In 1973, Modiano co-wrote the screenplay of Lacombe, Lucien, a movie directed by Louis Malle which focuses on the involvement of a boy in the "French Gestapo" after being denied admission to the French Resistance. The movie caused controversy due to the lack of justification of the main character's political involvement.
Modiano's novels all delve into the puzzle of identity, of how one can track evidence of one's existence through the traces of the past. Obsessed with the troubled and shameful period of the Occupation—during which his father had allegedly engaged in some shady dealings—Modiano returns to this theme in all of his novels, book after book building a remarkably homogeneous work.

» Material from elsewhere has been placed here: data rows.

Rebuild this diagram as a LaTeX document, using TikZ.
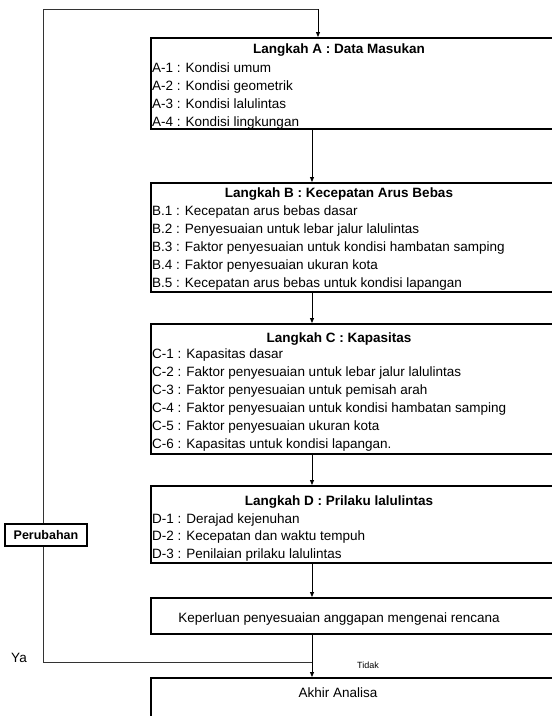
\documentclass[tikz,border=0pt]{standalone}
\usepackage{fontspec}
\setmainfont{Liberation Sans}
\usetikzlibrary{arrows.meta, positioning}

\begin{document}
\begin{tikzpicture}[x=1pt, y=-1pt,
    stepbox/.style={draw, line width=1.5pt, anchor=north west, minimum width=420pt,
                    inner sep=0pt},
    head/.style={font=\fontsize{13.5}{16}\selectfont\bfseries, anchor=base, inner sep=0pt},
    item/.style={font=\fontsize{13.5}{16}\selectfont, anchor=base west, inner sep=0pt},
    txt/.style={font=\fontsize{13.5}{16}\selectfont, anchor=base, inner sep=0pt},
    arr/.style={-{Triangle[length=5pt, width=4pt]}, line width=0.8pt},
    loopline/.style={line width=0.8pt, black!80}
  ]
    \useasboundingbox (0,0) rectangle (552,716);
    \clip (0,0) rectangle (552,716);

    %% columns of the arrows
    \coordinate (colA) at (318,0);
    \coordinate (col) at (312,0);
    \coordinate (colP) at (43,0);
    \coordinate (top) at (0,9);

    %% Langkah A
    \node[stepbox, minimum height=91pt] (A) at (150,37) {};
    \node[head] (A-h) at (339,53) {Langkah A : Data Masukan};
    \foreach \t [count=\i] in {A-1 : Kondisi umum, A-2 : Kondisi geometrik,
        A-3 : Kondisi lalulintas, A-4 : Kondisi lingkungan}
      \node[item] (A-\i) at (152,72.5+18*\i-18) {\t};

    %% Langkah B
    \node[stepbox, minimum height=109pt] (B) at (150,182) {};
    \node[head] (B-h) at (339,197) {Langkah B : Kecepatan Arus Bebas};
    \foreach \t [count=\i] in {B.1 : Kecepatan arus bebas dasar,
        B.2 : Penyesuaian untuk lebar jalur lalulintas,
        B.3 : Faktor penyesuaian untuk kondisi hambatan samping,
        B.4 : Faktor penyesuaian ukuran kota,
        B.5 : Kecepatan arus bebas untuk kondisi lapangan}
      \node[item] (B-\i) at (152,215+18*\i-18) {\t};

    %% Langkah C
    \node[stepbox, minimum height=130pt] (C) at (150,323) {};
    \node[head] (C-h) at (339,342) {Langkah C : Kapasitas};
    \foreach \t [count=\i] in {C-1 : Kapasitas dasar,
        C-2 : Faktor penyesuaian untuk lebar jalur lalulintas,
        C-3 : Faktor penyesuaian untuk pemisah arah,
        C-4 : Faktor penyesuaian untuk kondisi hambatan samping,
        C-5 : Faktor penyesuaian ukuran kota,
        C-6 : Kapasitas untuk kondisi lapangan.}
      \node[item] (C-\i) at (152,358+18*\i-18) {\t};

    %% Langkah D
    \node[stepbox, minimum height=77pt] (D) at (150,485) {};
    \node[head] (D-h) at (339,505) {Langkah D : Prilaku lalulintas};
    \foreach \t [count=\i] in {D-1 : Derajad kejenuhan,
        D-2 : Kecepatan dan waktu tempuh,
        D-3 : Penilaian prilaku lalulintas}
      \node[item] (D-\i) at (152,523+17.5*\i-17.5) {\t};

    %% keperluan + akhir
    \node[stepbox, minimum height=36pt] (K) at (150,597) {};
    \node[txt] (K-t) at (339,622) {Keperluan penyesuaian anggapan mengenai rencana};
    \node[stepbox, minimum height=60pt] (E) at (150,677) {};
    \node[txt] (E-t) at (338,697) {Akhir Analisa};

    %% loop back
    \node[draw, line width=1.2pt, font=\fontsize{12.5}{14}\selectfont\bfseries,
          minimum width=82pt, minimum height=22pt, inner sep=1pt] (P) at (46,535) {Perubahan};
    \node[txt] (ya) at (19,662) {Ya};
    \node[font=\fontsize{9}{11}\selectfont] (tidak) at (368,665) {Tidak};
    \coordinate (join) at (312,662);

    %% Arrows
    \draw[arr] (A.south -| col) -- (B.north -| col);
    \draw[arr] (B.south -| col) -- (C.north -| col);
    \draw[arr] (C.south -| col) -- (D.north -| col);
    \draw[arr] (D.south -| col) -- (K.north -| col);
    \draw[arr] (K.south -| col) -- (E.north -| col);
    \draw[loopline] (P.south -| colP) |- (join);
    \draw[loopline] (P.north -| colP) |- (top -| colA);
    \draw[arr] (top -| colA) -- (A.north -| colA);
  \end{tikzpicture}
\end{document}
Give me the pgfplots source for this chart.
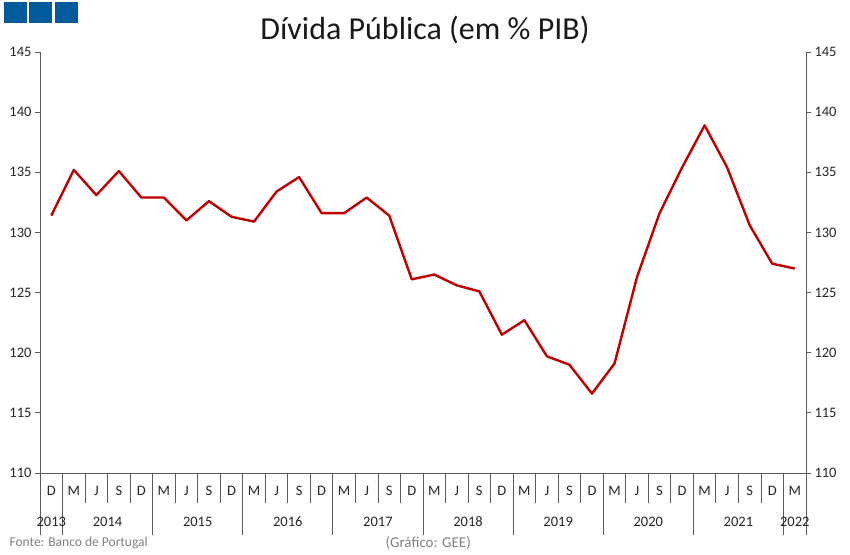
\documentclass[border=0pt]{standalone}
\usepackage{fontspec}
\setmainfont{Carlito}
\usepackage{pgfplots}
\usepackage{pgfplotstable}
\pgfplotsset{compat=1.18}
\definecolor{linered}{RGB}{192,0,0}
\definecolor{gblue}{RGB}{0,90,156}
\definecolor{axisgray}{RGB}{90,90,90}

% divida publica, % do PIB, fim de trimestre (D 2013 ... M 2022)
\pgfplotstableread{
idx val
0  131.4
1  135.2
2  133.1
3  135.1
4  132.9
5  132.9
6  131.0
7  132.6
8  131.3
9  130.9
10 133.4
11 134.6
12 131.6
13 131.6
14 132.9
15 131.4
16 126.1
17 126.5
18 125.6
19 125.1
20 121.5
21 122.7
22 119.7
23 119.0
24 116.6
25 119.1
26 126.3
27 131.6
28 135.4
29 138.9
30 135.4
31 130.6
32 127.4
33 127.0
}\divida

\pgfplotsset{
    geeAxis/.style={
        at={(40pt,81pt)}, anchor=south west,
        scale only axis, width=766pt, height=421pt,
        xmin=-0.5, xmax=33.5, ymin=110, ymax=145,
        axis line style={axisgray, line width=0.8pt},
        tick style={axisgray, line width=0.8pt},
        tick align=outside,
        tick label style={font=\fontsize{14.5}{17}\selectfont, text=black!85},
        /pgf/number format/assume math mode=true,
    },
    yAxisOnly/.style={geeAxis,
        ytick={110,115,...,145}, major tick length=5pt,
        xtick=\empty,
    },
    xAxisOnly/.style={geeAxis,
        axis x line*=bottom, hide y axis,
        major tick length=0pt,
        xticklabel style={anchor=center},
    },
}

\begin{document}
\begin{tikzpicture}[x=1pt,y=1pt]
\useasboundingbox (0,0) rectangle (850,554);
\fill[gblue] (4,531) rectangle (27,552);
\fill[gblue] (29,531) rectangle (52,552);
\fill[gblue] (55,531) rectangle (78,552);
\node[font=\fontsize{32}{38}\selectfont, text=black!90] at (425,524) {Dívida Pública (em \% PIB)};
\node[anchor=west, font=\fontsize{13.5}{16}\selectfont, text=black!50] at (6,11) {Fonte: Banco de Portugal};
\node[anchor=west, font=\fontsize{15}{17}\selectfont, text=black!50] at (382,11) {(Gráfico: GEE)};

% valor + eixo esquerdo
\begin{axis}[yAxisOnly, axis x line*=bottom, axis y line*=left]
\addplot[linered, line width=2.4pt, line join=round] table[x=idx, y=val] {\divida};
\end{axis}

% eixo direito
\begin{axis}[yAxisOnly, hide x axis, axis y line*=right]
\addplot[draw=none] table[x=idx, y=val] {\divida};
\end{axis}

% meses
\begin{axis}[xAxisOnly,
    xtick={0,...,33},
    xticklabels={D,M,J,S,D,M,J,S,D,M,J,S,D,M,J,S,D,M,J,S,D,M,J,S,D,M,J,S,D,M,J,S,D,M},
    minor xtick={-0.5,0.5,...,33.5},
    minor tick length=30pt,
    xticklabel style={yshift=-18pt},
]
\addplot[draw=none] table[x=idx, y=val] {\divida};
\end{axis}

% anos
\begin{axis}[xAxisOnly,
    xtick={0,2.5,6.5,10.5,14.5,18.5,22.5,26.5,30.5,33},
    xticklabels={2013,2014,2015,2016,2017,2018,2019,2020,2021,2022},
    minor xtick={-0.5,0.5,4.5,8.5,12.5,16.5,20.5,24.5,28.5,32.5,33.5},
    minor tick length=62pt,
    xticklabel style={yshift=-49pt},
]
\addplot[draw=none] table[x=idx, y=val] {\divida};
\end{axis}
\end{tikzpicture}
\end{document}
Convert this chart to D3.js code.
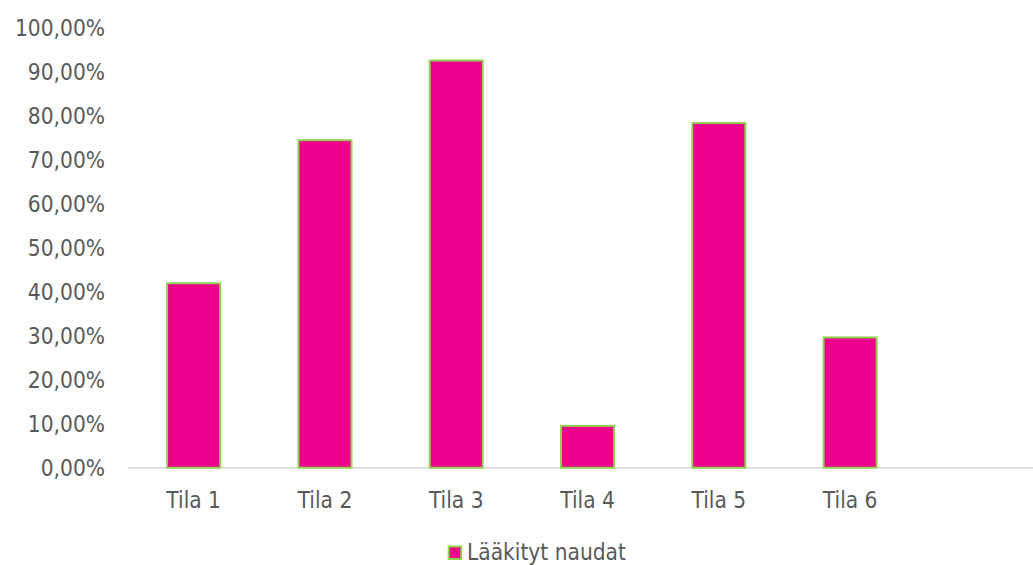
<!DOCTYPE html>
<html><head><meta charset="utf-8">
<script src="https://cdn.jsdelivr.net/npm/d3@7"></script>
<style>html,body{margin:0;padding:0;background:#fff;}svg{display:block;}</style>
</head><body>
<svg id="c" width="1033" height="565"></svg>
<script>
const categories = ["Tila 1","Tila 2","Tila 3","Tila 4","Tila 5","Tila 6",""];
const values = [41.9, 74.4, 92.5, 9.5, 78.3, 29.6];
const yTicks = [0,10,20,30,40,50,60,70,80,90,100];
const seriesName = "Lääkityt naudat";

const svg = d3.select("#c");
const font = "'DejaVu Sans Condensed', 'DejaVu Sans', Verdana, sans-serif";
const fsize = "22.5px";
const txt = "#595959";
const left = 128, bw = 131.3;
const x = d3.scaleBand().domain(categories).range([left, left + bw*categories.length]).paddingInner(0.596).paddingOuter(0.298);
const y = d3.scaleLinear().domain([0,100]).range([467.7, 27.5]);

// axis line
svg.append("line").attr("x1", left).attr("x2", 1033).attr("y1", y(0)).attr("y2", y(0))
  .attr("stroke", "#d9d9d9").attr("stroke-width", 1.5);

// bars
svg.selectAll("rect.bar").data(values).enter().append("rect").attr("class","bar")
  .attr("x", (d,i)=>x(categories[i]))
  .attr("width", x.bandwidth())
  .attr("y", d=>y(d))
  .attr("height", d=>y(0)-y(d))
  .attr("fill", "#EC008C").attr("stroke", "#92D050").attr("stroke-width", 2);

// y axis labels
const fmt = v => v.toFixed(2).replace(".", ",") + "%";
const yAxis = d3.axisLeft(y).tickValues(yTicks).tickFormat(fmt).tickSize(0).tickPadding(0);
const gy = svg.append("g").attr("transform", `translate(105,0)`).call(yAxis);
gy.select(".domain").remove();
gy.selectAll("text").attr("fill", txt).attr("dy", "0.36em")
  .style("font-family", font).style("font-size", fsize);

// x axis labels
const xAxis = d3.axisBottom(x).tickSize(0).tickPadding(0);
const gx = svg.append("g").attr("transform", `translate(0,0)`).call(xAxis);
gx.select(".domain").remove();
gx.selectAll("text").attr("fill", txt).attr("y", 508).attr("dy", 0)
  .style("font-family", font).style("font-size", fsize);

// legend
const lg = svg.append("g");
lg.append("rect").attr("x", 448.7).attr("y", 546.5).attr("width", 12.5).attr("height", 12.5)
  .attr("fill", "#EC008C").attr("stroke", "#92D050").attr("stroke-width", 2);
lg.append("text").attr("x", 467).attr("y", 560).attr("fill", txt)
  .style("font-family", font).style("font-size", fsize).text(seriesName);
</script>
</body></html>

In Modiano's 26th book L'Horizon (2011), the narrator, Jean Bosmans, a fragile man pursued by his mother's ghost, dwells on his youth and the people he has lost. Among them is the enigmatic Margaret Le Coz, a young woman he met and fell in love with in the 1960s. The two loners spent several weeks wandering the winding streets of a now long-forgotten Paris, fleeing a phantom menace. One day, however, without notice, Margaret boarded a train and vanished into the void—but not from Jean's memory. Forty years later, he is now ready to look for his vanished love. The novel not only epitomizes Modiano's style and concerns but also marks a new step in his personal quest, after a mysterious walkabout in Berlin. "The city is my age," he says, breaking another lingering silence to describe Berlin, almost a completely new city rebuilt from the ashes of war. "Its long, geometric avenues still bear the marks of history. But if you look at it right, you can still spot ancient wastelands beneath the concrete. These are the very roots of my generation." Symbolic roots that gave rise, over the years, to one of the most wonderful trees in French literature.